Chaos, Clocks, Juxtapositions
It's the Gere scenes, which have taken a critical shellacking, that are in many ways the most impressive, because they offer welcome evidence of Haynes's inventiveness, often curtailed and boxed in by his internalized conceptual neatness. This episode is set in the elegiacally languid key of Sam Peckinpah's Pat Garrett and Billy the Kid (1973), crossed with Greil Marcus's writings on Dylan and The Basement Tapes and, perhaps, Constance Rourke's 1931 cultural study American Humor (a Marcus favorite). It peaks with a remarkable scene that is the best thing Haynes has ever done, a funeral for a little girl propped up in her open coffin in a gazebo in a carnivalesque town called (a bit too archly) Riddle, the mood around her balanced between wonder, sobriety and a potential surge of spiritual ecstasy. Jim James, the lead singer from My Morning Jacket, solemnly breaks into an unearthly rendition of "Goin' to Acapulco," backed by indie band Calexico. On The Basement Tapes, the song sounds like a near-throwaway, a trial run for the album's "Tears of Rage." Yet this incandescent version initiates a spell of time-stopping beauty that pushes Haynes's film up to a higher plane.

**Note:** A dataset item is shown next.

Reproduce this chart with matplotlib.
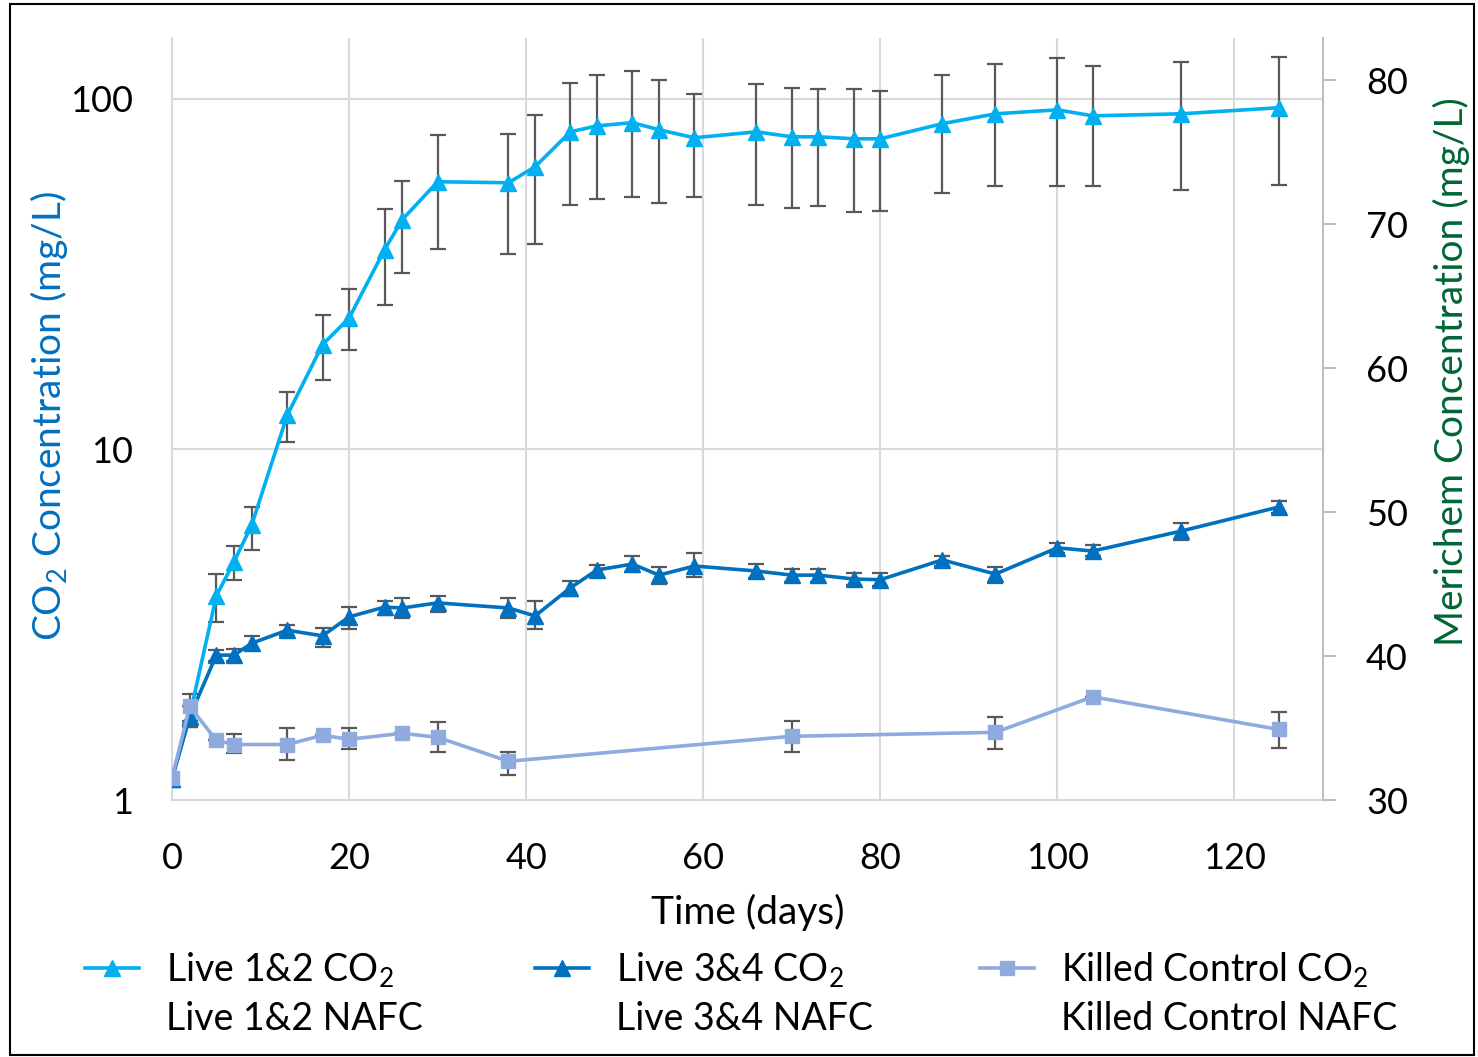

What is impressive, if not majestic, about I'm Not There is the way its constituent parts talk to one another (in that sense, it represents a vastly improved version of Poison's narrative triptych). With multiple aesthetic registers at his disposal rather than just one or two, Haynes is able to create nuances of feeling through simple juxtaposition. And I'm Not There is above all a film of juxtapositions--of assorted versions of the American landscape, based in various ideas of openness and freedom; of frozen celebrity images-as-prisons; of faces and emotional registers, all of which converge to create a polyphonic effect that is most unusual in movies. Blanchett's helpless monster is contrasted with Bale's flinty, austere folk singer and Ledger's dreamy, lost movie star, and all three gain in poignancy and mystery. Gainsbourg's solitude, set against the droning of TV reports from the cataclysmic '60s, rhymes with Gere's melancholy wandering. Moreover, Haynes achieves a lovely atemporality that is completely in sync with the spirit of Dylan's thinking and his music, and that reaches its culminating moment when Gere's Billy jumps a freight train and finds the guitar left behind by Franklin's Woody at some unfixed point in the poetic future-past.
I'm Not There's ringing affirmation of the freedom to make yourself over stands in opposition to Haynes's earlier ballads of oppression and psychic destruction. It's as if all those Dylan avatars were whispering from the other side of the cultural mirror to Karen Carpenter, Julianne Moore's afflicted heroines and even the conflicted rock stars of Velvet Goldmine: "Don't worry about being authentic or inauthentic, real or false, whether you're in time or out of it--make it up as you go along." Amid all the shifting registers and juxtapositions, the one constant is the liberated and liberating presence of Dylan, manifested in his public afterimages and words, spoken and sung, sometimes by the man himself and sometimes by multiple actors and singers. Many Dylan lines from various interviews across the years are put in the mouths of the assorted avatars, including his (in-)famous response to Nora Ephron's question about the degree of chaos in his music: "It's chaos, clocks, watermelons. It's everything." His language is happily uncoupled from all-purpose journalistic adjectives like "enigmatic" and "opaque," and a genuinely poetic voice (his, but also ours), individual yet anonymous, unashamedly impressionistic, happily riding the flux of experience and the appetites of the imagination, becomes dominant while the voices of rationalistic conformity are consigned to the deep background.
I think this is Haynes's best film by a mile, but it does share a limitation with the earlier work. The particulars will be familiar to viewers with a little American poetry and a lot of Dylan's music (not to mention his autobiography, interviews and Martin Scorsese's No Direction Home) under their belts, but perhaps less familiar to everyone else. After all, the dilemma of pastiche is that the viewer has to share in the emotional resonance found by the artist in the appropriated parts, unless it is communicated with the joyful verve of Quentin Tarantino's Kill Bill: Vol. 1 or the immense contemplative gravity of Godard's Histoire(s) du cinéma. Haynes's expressive gifts are just as tentative as ever, and he still clings to his appropriated "sources" for dear life, like a child hugging a tree during a thunderstorm. When all is said and done, though, his "unclassifiable Dylan movie" is something to be reckoned with, an unapologetic affirmation of poetic reconstitution and a welcome riposte to this extraordinarily low moment in commercially driven groupthink.